Unimpressed with recent neo-noir films, William Park, author of the new book What Is Film Noir?, confesses: "As much as I admire Chinatown I come away disappointed that John Huston can get away with incest and murder. I thought The Long Goodbye the very worst of all Raymond Chandler's adaptations. And I detested the triumph of evil in Se7en." Park also doesn't understand Camille Paglia's admiration of Basic Instinct, criticising the amount of moral pollution enclosed in Verhoeven's film.
Brian De Palma expressed a similar opinion to Park's: "I think traditional noir doesn't work in contemporary storytelling because we don't live in that world anymore."
Through its eight chapters — "Theory of Genre", "Film Noir: The Genre Defined", "Objections", "Style", "Period Style", "Alfred Hitchcock", "Meanings","Last Words" — and three appendices: "Within the Genre", "Borderline" and "Period Pieces", Park dissects with academic detail the definition of the noir film as genre and style and its progression during the Golden Age (1940-1958).
Park explains that Hitchcock is often excluded from this list on the basis that his films lack the integration provided by voiceovers and flashbacks. But if we think of the canonized noir which lack these two elements we have: The Maltese Falcon, The Asphalt Jungle, The Big Combo, The Big Sleep, The Dark Corner, Fallen Angel, In a Lonely Place, Kiss Me Deadly, Scarlet Street, This Gun for Hire, Woman in the Window and Touch of Evil.
Park also cites Paul Schrader's essay "Notes on Film Noir": "...most every dramatic Hollywood film from 1941 to 1953 contains some noir elements", and some of these "one-shots" were terrific: Edmund Goulding's adaptation of Nightmare Alley, Frank Borzage's Moonrise, Lewis Milestone's The Strange Love of Martha Ivers and Fred Zinnemann's Act of Violence were made by directors who had never been previously associated with film noir.

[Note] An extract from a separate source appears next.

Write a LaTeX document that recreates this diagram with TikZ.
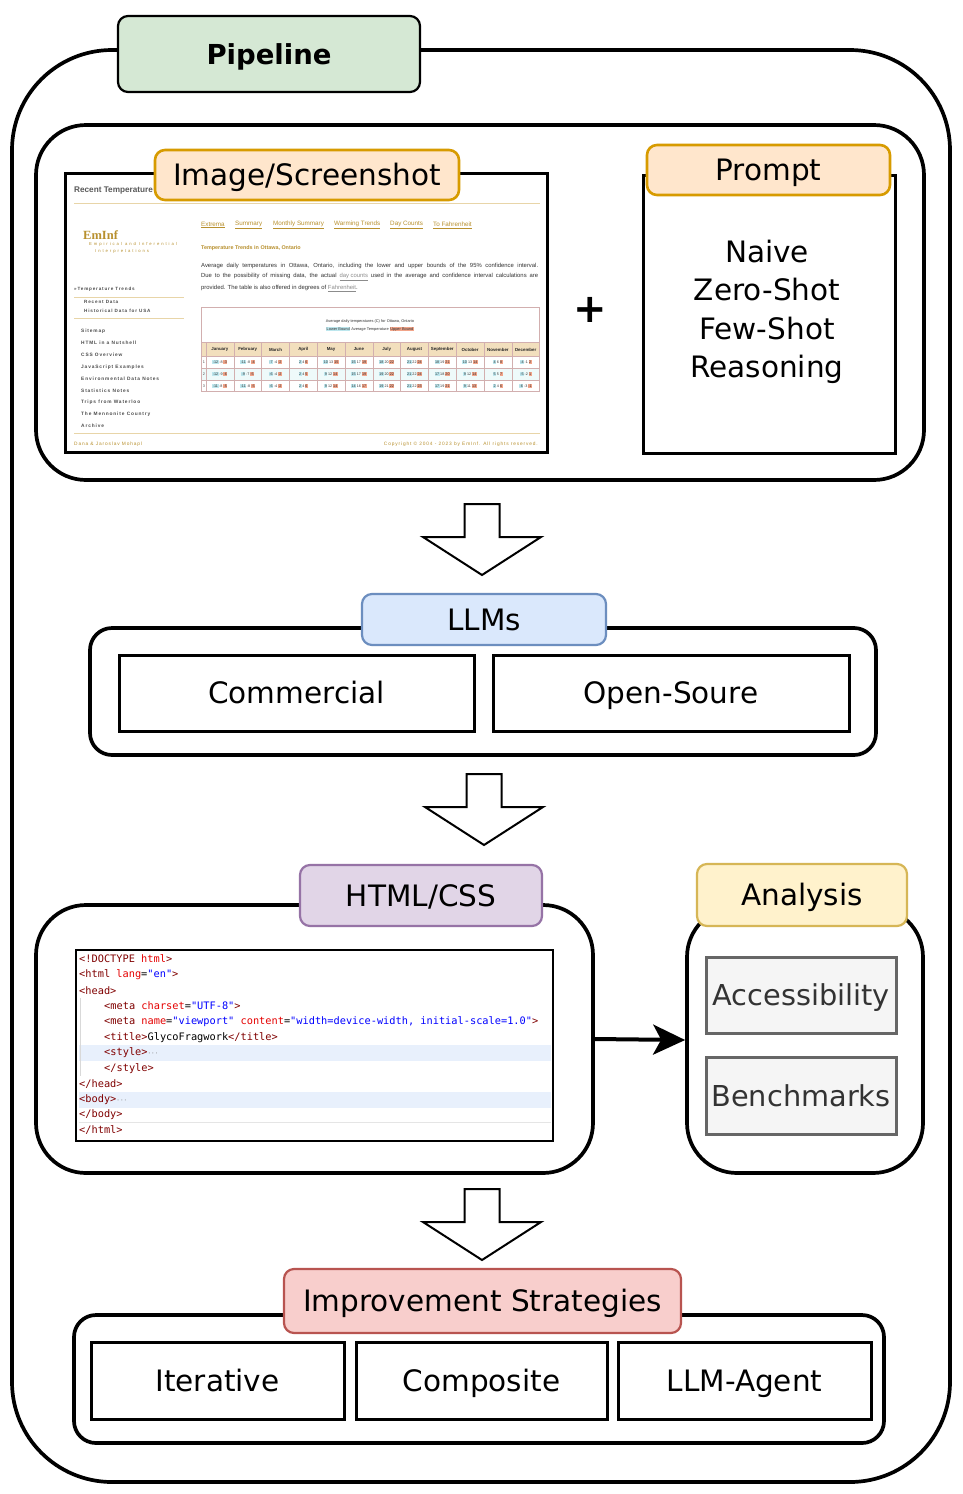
\documentclass[tikz,border=0pt]{standalone}
\usepackage{fontspec}
\setmainfont{DejaVu Sans}
\newfontfamily\shotsans{Liberation Sans}
\newfontfamily\shotspaced[LetterSpace=18]{Liberation Sans}
\newfontfamily\shotwide[LetterSpace=46]{Liberation Sans}
\newfontfamily\shotserif{Liberation Serif}
\newfontfamily\codefont{DejaVu Sans Mono}
\usetikzlibrary{arrows.meta}
\setlength{\fboxsep}{0.5pt}
\definecolor{pipefill}{HTML}{D5E8D4}
\definecolor{orfill}{HTML}{FFE6CC}\definecolor{ordraw}{HTML}{D79B00}
\definecolor{blfill}{HTML}{DAE8FC}\definecolor{bldraw}{HTML}{6C8EBF}
\definecolor{pufill}{HTML}{E1D5E7}\definecolor{pudraw}{HTML}{9673A6}
\definecolor{yefill}{HTML}{FFF2CC}\definecolor{yedraw}{HTML}{D6B656}
\definecolor{refill}{HTML}{F8CECC}\definecolor{redraw}{HTML}{B85450}
\definecolor{grfill}{HTML}{F5F5F5}\definecolor{grdraw}{HTML}{666666}\definecolor{grtext}{HTML}{333333}
\definecolor{gold}{HTML}{B8902E}
\definecolor{tanline}{HTML}{E8D5A8}
\definecolor{tagc}{HTML}{800000}
\definecolor{attrc}{HTML}{E50000}
\definecolor{valc}{HTML}{0000FF}
\definecolor{hl}{HTML}{E8F0FC}
\definecolor{locell}{HTML}{BDE7EE}
\definecolor{hicell}{HTML}{F2A58A}
\definecolor{thead}{HTML}{F2DFBD}
\definecolor{tline}{HTML}{D2AFAF}
\definecolor{rowcyan}{HTML}{EEFAFA}
\newcommand{\ctag}[1]{\textcolor{tagc}{#1}}
\newcommand{\cattr}[1]{\textcolor{attrc}{#1}}
\newcommand{\cval}[1]{\textcolor{valc}{#1}}
\newcommand{\mainlbl}{\fontsize{29.5}{34}\selectfont}
\begin{document}
\begin{tikzpicture}[x=1pt,y=-1pt,
  sz/.style 2 args={minimum width=#1pt, minimum height=#2pt},
  ctn/.style={draw=black, line width=3.7pt, fill=white, inner sep=0pt, rounded corners=#1},
  fixtext/.style={text height=26pt, text depth=5pt},
  plainbox/.style={draw=black, line width=3pt, fill=white, inner sep=0pt, font=\mainlbl, fixtext},
  tagbox/.style={rounded corners=10pt, line width=2.2pt, inner sep=0pt, font=\mainlbl, fixtext},
  grbox/.style={draw=grdraw, fill=grfill, line width=3pt, text=grtext, inner sep=0pt, font=\fontsize{28.8}{34}\selectfont, fixtext},
  blockarr/.style={draw=black, line width=2pt, fill=white, line join=miter},
  codeline/.style={anchor=west, inner sep=0pt, font=\codefont\fontsize{10.3}{12}\selectfont},
  tiny/.style={inner sep=0pt, font=\shotsans\fontsize{#1}{#1}\selectfont},
  tinyb/.style={inner sep=0pt, font=\shotsans\bfseries\fontsize{#1}{#1}\selectfont},
  spaced/.style={inner sep=0pt, anchor=west, font=\shotspaced\bfseries\fontsize{#1}{#1}\selectfont, text=black!70},
  downarr/.pic={\draw[blockarr] (-17.5,0) -- (17.5,0) -- (17.5,33) -- (59,33) -- (0,71) -- (-59,33) -- (-17.5,33) -- cycle;}
]
\useasboundingbox (0,0) rectangle (962,1494);
\fill[white] (0,0) rectangle (962,1494);

% outer pipeline container
\node[ctn=100pt, sz={938}{1432}] (outer) at (481,766) {};
\node[tagbox, draw=black, fill=pipefill, sz={302}{76}, font=\bfseries\fontsize{27.5}{32}\selectfont] (pipe) at (269,54) {Pipeline};

% top section
\node[ctn=50pt, sz={888}{355}] (top) at (480,302.5) {};
\node[draw=black, line width=3pt, fill=white, sz={482}{279}, inner sep=0pt] (shot) at (306,312.5) {};
\begin{scope}
\clip (67,175) rectangle (545,450);
\node[tinyb=8.2, anchor=west, text=black!65] (sh-head) at (74,190) {Recent Temperature Trends};
\draw[tanline, line width=0.7pt] (74,203) -- (540,203);
\node[inner sep=0pt, anchor=west, text=gold, font=\shotserif\bfseries\fontsize{12.5}{13}\selectfont] (sh-logo) at (83,235) {EmInf};
\node[inner sep=0pt, anchor=west, text=gold, font=\shotwide\fontsize{4.2}{4.5}\selectfont] (sh-sub1) at (89,244.5) {Empirical and Inferential};
\node[inner sep=0pt, anchor=west, text=gold, font=\shotwide\fontsize{4.2}{4.5}\selectfont] (sh-sub2) at (95,251) {Interpretations};
\foreach \t/\xx [count=\k] in {Extrema/201, Summary/235, Monthly Summary/273, Warming Trends/334, Day Counts/390, To Fahrenheit/433}
  \node[tiny=6.3, anchor=west, text=gold] (sh-nav\k) at (\xx,225) {\underline{\t}};
\node[tinyb=5.4, anchor=west, text=gold] (sh-h1) at (201,248) {Temperature Trends in Ottawa, Ontario};
\node[tiny=5.9, anchor=west, text=black!80] (sh-p1) at (201,265.5) {\makebox[337pt][s]{Average daily temperatures in Ottawa, Ontario, including the lower and upper bounds of the 95\% confidence interval.}};
\node[tiny=5.9, anchor=west, text=black!80] (sh-p2) at (201,277) {\makebox[337pt][s]{Due to the possibility of missing data, the actual \textcolor{black!45}{\underline{day counts}} used in the average and confidence interval calculations are}};
\node[tiny=5.9, anchor=west, text=black!80] (sh-p3) at (201,288.5) {provided. The table is also offered in degrees of \textcolor{black!45}{\underline{Fahrenheit}}.};
% table
\draw[tline, line width=0.6pt] (201.5,307) rectangle (539.5,391.5);
\node[tiny=3.9, text=black!80] (sh-cap) at (370,321) {Average daily temperatures (C) for Ottawa, Ontario};
\node[tiny=3.9, text=black!80] (sh-leg) at (370,329) {\colorbox{locell}{Lower Bound} Average Temperature \colorbox{hicell}{Upper Bound}};
\fill[thead] (201.5,342.5) rectangle (539.5,356);
\fill[rowcyan] (201.5,368) rectangle (539.5,380);
\foreach \yy in {342.5,356,368,380} \draw[tline, line width=0.5pt] (201.5,\yy) -- (539.5,\yy);
\foreach \i in {0,...,12} \draw[tline, line width=0.5pt] ({206+\i*27.8},342.5) -- ({206+\i*27.8},391.5);
\foreach \m [count=\i] in {January,February,March,April,May,June,July,August,September,October,November,December}
  \node[tinyb=4.4, text=black!85] (sh-m\i) at ({206+(\i-0.5)*27.8},349.5) {\m};
\foreach \r/\yy in {1/362,2/374,3/386}
  \node[tiny=3.8, text=black!70] (sh-r\r) at (204,\yy) {\r};
\foreach \lo/\av/\hi [count=\i] in {-12/-8/-3,-11/-8/-4,-7/-4/-2,2/4/6,10/13/15,15/17/19,18/20/22,21/22/24,18/19/21,10/13/14,4/6/8,-4/-1/2}
  \node[tiny=3.7, text=black!80] (sh-a\i) at ({206+(\i-0.5)*27.8},362) {\colorbox{locell}{\lo}\,\av\,\colorbox{hicell}{\hi}};
\foreach \lo/\av/\hi [count=\i] in {-12/-9/-6,-9/-7/-5,-6/-4/-2,2/4/5,9/12/14,15/17/19,19/20/22,21/22/24,17/18/20,9/12/14,5/5/7,-5/-2/1}
  \node[tiny=3.7, text=black!80] (sh-b\i) at ({206+(\i-0.5)*27.8},374) {\colorbox{locell}{\lo}\,\av\,\colorbox{hicell}{\hi}};
\foreach \lo/\av/\hi [count=\i] in {-11/-8/-5,-11/-8/-5,-6/-4/-2,2/4/6,9/12/14,14/16/17,19/21/22,21/22/23,17/19/21,9/11/13,2/4/6,-6/-3/-1}
  \node[tiny=3.7, text=black!80] (sh-c\i) at ({206+(\i-0.5)*27.8},386) {\colorbox{locell}{\lo}\,\av\,\colorbox{hicell}{\hi}};
% sidebar
\node[spaced=4.6] (sh-s0) at (74,289) {»Temperature Trends};
\draw[tanline, line width=0.7pt] (74,297.5) -- (184,297.5);
\node[spaced=4.6] (sh-s1) at (84,302) {Recent Data};
\node[spaced=4.6] (sh-s2) at (84,311) {Historical Data for USA};
\draw[tanline, line width=0.7pt] (74,318) -- (184,318);
\foreach \t/\yy [count=\k] in {Sitemap/331, HTML in a Nutshell/343, CSS Overview/355, JavaScript Examples/367, Environmental Data Notes/379, Statistics Notes/391, Trips from Waterloo/402.7, The Mennonite Country/414.3, Archive/426}
  \node[spaced=4.8] (sh-side\k) at (81,\yy) {\t};
% footer
\draw[tanline, line width=0.7pt] (74,433) -- (540,433);
\node[inner sep=0pt, anchor=west, text=gold, font=\shotspaced\fontsize{4.8}{5}\selectfont] (sh-f1) at (74,444) {Dana \& Jaroslav Mohapl};
\node[inner sep=0pt, anchor=east, text=gold, font=\shotspaced\fontsize{4.8}{5}\selectfont] (sh-f2) at (538,444) {Copyright © 2004 - 2023 by EmInf. All rights reserved.};
\end{scope}
\node[tagbox, draw=ordraw, fill=orfill, line width=2.6pt, sz={304}{50}] (imglbl) at (307,175) {Image/Screenshot};

\node[font=\bfseries\fontsize{40}{40}\selectfont] (plus) at (590,310) {+};

\node[plainbox, sz={252}{278}] (prompt) at (769,314) {};
\node[align=center, inner sep=0pt, font=\fontsize{29.5}{38.5}\selectfont] (ptext) at (767,312) {Naive\\Zero-Shot\\Few-Shot\\Reasoning};
\node[tagbox, draw=ordraw, fill=orfill, line width=2.6pt, sz={243}{50}] (plbl) at (768.5,170) {Prompt};

% arrow 1
\pic at (482,504) {downarr};

% LLMs
\node[ctn=22pt, sz={786}{127}] (llmc) at (483,691.5) {};
\node[plainbox, sz={355}{76}] (comm) at (296.5,693) {Commercial};
\node[plainbox, sz={356}{76}] (open) at (671,693) {Open-Soure};
\node[tagbox, draw=bldraw, fill=blfill, sz={244}{51}] (llmlbl) at (484,619.5) {LLMs};

% arrow 2
\pic at (484,774) {downarr};

% HTML/CSS
\node[ctn=50pt, sz={557}{268}] (htmlc) at (314.5,1039) {};
\node[draw=black, line width=2.5pt, fill=white, sz={477}{191}, inner sep=0pt] (code) at (314.5,1045.5) {};
\fill[hl] (78.5,1045) rectangle (551,1061);
\fill[hl] (78.5,1092) rectangle (551,1107.5);
\draw[black!15, line width=0.6pt] (80,998) -- (80,1076);
\draw[black!10, line width=0.6pt] (78.5,1122.5) -- (551,1122.5);
\node[codeline] (c1) at (79,959) {\ctag{<!DOCTYPE} \cattr{html}\ctag{>}};
\node[codeline] (c2) at (79,974.5) {\ctag{<html} \cattr{lang}=\cval{"en"}\ctag{>}};
\node[codeline] (c3) at (79,990.5) {\ctag{<head>}};
\node[codeline] (c4) at (104,1006) {\ctag{<meta} \cattr{charset}=\cval{"UTF-8"}\ctag{>}};
\node[codeline] (c5) at (104,1021.5) {\ctag{<meta} \cattr{name}=\cval{"viewport"} \cattr{content}=\cval{"width=device-width, initial-scale=1.0"}\ctag{>}};
\node[codeline] (c6) at (104,1037.5) {\ctag{<title>}GlycoFragwork\ctag{</title>}};
\node[codeline] (c7) at (104,1053) {\ctag{<style>}\textcolor{black!50}{\fontsize{6}{6}\selectfont···}};
\node[codeline] (c8) at (104,1068.5) {\ctag{</style>}};
\node[codeline] (c9) at (79,1084) {\ctag{</head>}};
\node[codeline] (c10) at (79,1099.5) {\ctag{<body>}\textcolor{black!50}{\fontsize{6}{6}\selectfont···}};
\node[codeline] (c11) at (79,1115) {\ctag{</body>}};
\node[codeline] (c12) at (79,1130) {\ctag{</html>}};
\node[tagbox, draw=pudraw, fill=pufill, sz={242}{61}] (htmllbl) at (421,895.5) {HTML/CSS};

% Analysis
\node[ctn=50pt, sz={236}{266}] (anac) at (805,1040) {};
\node[tagbox, draw=yedraw, fill=yefill, sz={210}{62}] (analbl) at (802,895) {Analysis};
\node[grbox, sz={190}{76}] (acc) at (801,995) {Accessibility};
\node[grbox, sz={190}{77}] (bench) at (801,1095.5) {Benchmarks};

\draw[line width=4pt, -{Stealth[length=32pt, width=30pt, inset=8pt]}] (htmlc.east) -- (anac.west);

% arrow 3
\pic at (482,1189) {downarr};

% Improvement strategies
\node[ctn=22pt, sz={810}{128}] (imprc) at (479,1379) {};
\node[plainbox, sz={253}{77}] (iter) at (217.5,1380.5) {Iterative};
\node[plainbox, sz={251}{77}] (comp) at (481.5,1380.5) {Composite};
\node[plainbox, sz={253}{77}] (agent) at (744.5,1380.5) {LLM-Agent};
\node[tagbox, draw=redraw, fill=refill, sz={397}{64}] (imprlbl) at (482.5,1301) {Improvement Strategies};
\end{tikzpicture}
\end{document}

Fritz Lang's The Blue Gardenia (1953), while not quite a noir, morphs into a tale of romantic despair (the Wagnerian theme of Tristan und Isolde) and an exploration of America's obsession with pulp, tabloids and personal violence, starring Anne Baxter as telephone operator in fear of becoming a murderess.
One of my favorite chapters of What Is Film Noir? is Chapter Five as it covers the theory of period style, and in which Park condenses the several notions that have remained embedded in the thesis about the significance of the style and the concept of noir, entwining American critic and essayist Robert Warshow on the Gangster Film, author and literary critic John T. Irwing's views about hard-boiled detective fiction, and its historical influence in modern thrillers:
The demise of Bogart in The Roaring Twenties is justified. Killing him thus gives the down-and-out Cagney protagonist an opportunity to redeem himself. The scene is set in the darkness of the rain-slicked streets. 'He used to be a big shot'. With this statement, the gangster ceases to exist as a glorified motion picture hero. Yet interest in criminals and amoral characters, or in violence generally for that matter, never completely vanishes. Film noir is one outlet. All genres which feature lonesome, melancholy, gunslinging protagonists. Audiences tastes really never changed much at all.
Park analyzes the uneasy balance between our identity and our super-ego as the essential premise of noir concept in film and, as a member of the audience for whom film noir was first created, Park suspects he's not the only one disappointed with most of neo-noir modern movies, since he supposes "our moral instincts are just as strong as our voyeuristic ones."